* begin PROVIDED DATA *
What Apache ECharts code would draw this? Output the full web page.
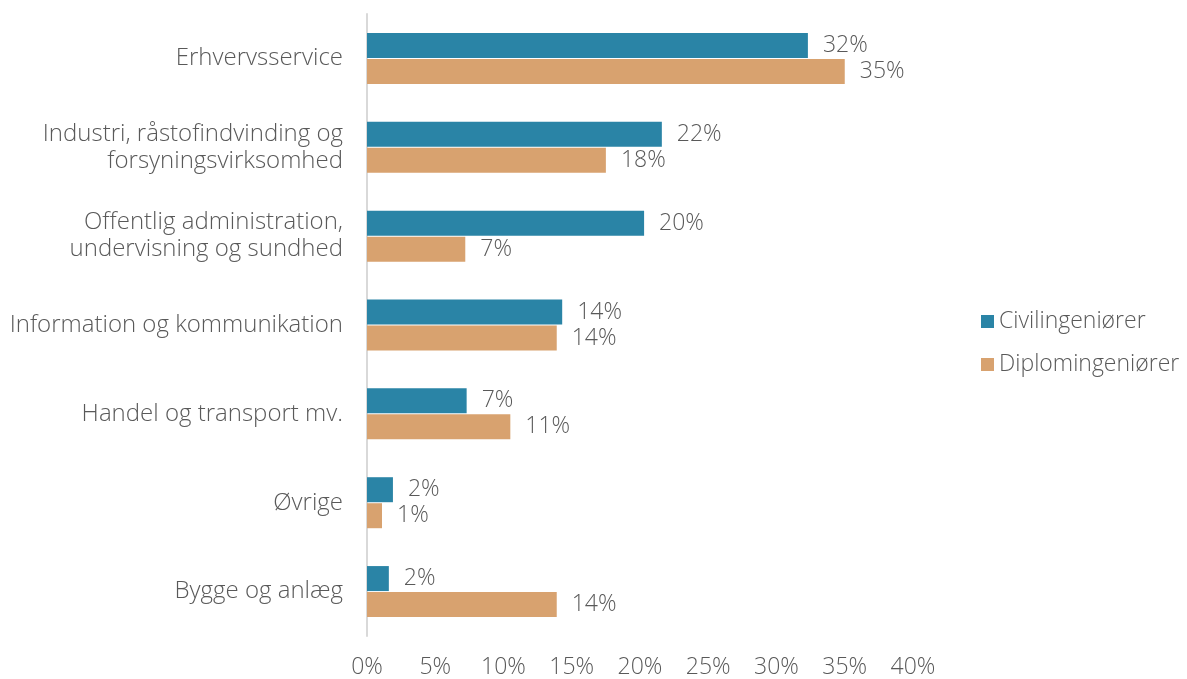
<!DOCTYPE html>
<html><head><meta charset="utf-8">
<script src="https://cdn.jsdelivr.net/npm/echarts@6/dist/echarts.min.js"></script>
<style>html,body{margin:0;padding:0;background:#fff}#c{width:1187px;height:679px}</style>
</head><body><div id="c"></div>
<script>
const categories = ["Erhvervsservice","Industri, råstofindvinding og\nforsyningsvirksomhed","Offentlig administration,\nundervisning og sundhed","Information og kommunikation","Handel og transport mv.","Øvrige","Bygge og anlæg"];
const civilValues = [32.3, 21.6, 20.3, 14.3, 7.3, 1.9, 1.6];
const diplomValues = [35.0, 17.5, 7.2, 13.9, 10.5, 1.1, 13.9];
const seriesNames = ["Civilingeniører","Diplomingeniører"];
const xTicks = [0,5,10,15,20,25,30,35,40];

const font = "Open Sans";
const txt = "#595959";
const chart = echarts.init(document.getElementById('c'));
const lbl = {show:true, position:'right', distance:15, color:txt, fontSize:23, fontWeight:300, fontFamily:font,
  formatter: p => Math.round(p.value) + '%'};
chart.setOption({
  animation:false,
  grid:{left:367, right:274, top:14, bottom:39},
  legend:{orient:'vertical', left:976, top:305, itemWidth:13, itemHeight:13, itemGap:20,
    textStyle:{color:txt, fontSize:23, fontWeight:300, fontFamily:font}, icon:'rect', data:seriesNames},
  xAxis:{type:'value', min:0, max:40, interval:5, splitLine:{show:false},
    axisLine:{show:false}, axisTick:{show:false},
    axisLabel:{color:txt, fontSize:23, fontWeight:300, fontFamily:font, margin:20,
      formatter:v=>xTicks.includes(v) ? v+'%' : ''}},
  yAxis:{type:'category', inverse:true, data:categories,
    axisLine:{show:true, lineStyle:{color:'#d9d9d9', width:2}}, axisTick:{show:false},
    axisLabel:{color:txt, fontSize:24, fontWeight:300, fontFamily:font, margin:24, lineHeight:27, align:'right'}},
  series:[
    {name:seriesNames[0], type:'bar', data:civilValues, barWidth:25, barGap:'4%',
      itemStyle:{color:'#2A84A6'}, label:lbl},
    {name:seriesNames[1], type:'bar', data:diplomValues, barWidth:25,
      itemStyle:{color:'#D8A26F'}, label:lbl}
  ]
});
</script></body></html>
* end PROVIDED DATA *
(DIRECTIVE)
Quote every line word for word and keep the images out of the copy.

(SOLUTION)
What Apache ECharts code would draw this? Output the full web page.
<!DOCTYPE html>
<html><head><meta charset="utf-8">
<script src="https://cdn.jsdelivr.net/npm/echarts@6/dist/echarts.min.js"></script>
<style>html,body{margin:0;padding:0;background:#fff}#c{width:1187px;height:679px}</style>
</head><body><div id="c"></div>
<script>
const categories = ["Erhvervsservice","Industri, råstofindvinding og\nforsyningsvirksomhed","Offentlig administration,\nundervisning og sundhed","Information og kommunikation","Handel og transport mv.","Øvrige","Bygge og anlæg"];
const civilValues = [32.3, 21.6, 20.3, 14.3, 7.3, 1.9, 1.6];
const diplomValues = [35.0, 17.5, 7.2, 13.9, 10.5, 1.1, 13.9];
const seriesNames = ["Civilingeniører","Diplomingeniører"];
const xTicks = [0,5,10,15,20,25,30,35,40];

const font = "Open Sans";
const txt = "#595959";
const chart = echarts.init(document.getElementById('c'));
const lbl = {show:true, position:'right', distance:15, color:txt, fontSize:23, fontWeight:300, fontFamily:font,
  formatter: p => Math.round(p.value) + '%'};
chart.setOption({
  animation:false,
  grid:{left:367, right:274, top:14, bottom:39},
  legend:{orient:'vertical', left:976, top:305, itemWidth:13, itemHeight:13, itemGap:20,
    textStyle:{color:txt, fontSize:23, fontWeight:300, fontFamily:font}, icon:'rect', data:seriesNames},
  xAxis:{type:'value', min:0, max:40, interval:5, splitLine:{show:false},
    axisLine:{show:false}, axisTick:{show:false},
    axisLabel:{color:txt, fontSize:23, fontWeight:300, fontFamily:font, margin:20,
      formatter:v=>xTicks.includes(v) ? v+'%' : ''}},
  yAxis:{type:'category', inverse:true, data:categories,
    axisLine:{show:true, lineStyle:{color:'#d9d9d9', width:2}}, axisTick:{show:false},
    axisLabel:{color:txt, fontSize:24, fontWeight:300, fontFamily:font, margin:24, lineHeight:27, align:'right'}},
  series:[
    {name:seriesNames[0], type:'bar', data:civilValues, barWidth:25, barGap:'4%',
      itemStyle:{color:'#2A84A6'}, label:lbl},
    {name:seriesNames[1], type:'bar', data:diplomValues, barWidth:25,
      itemStyle:{color:'#D8A26F'}, label:lbl}
  ]
});
</script></body></html>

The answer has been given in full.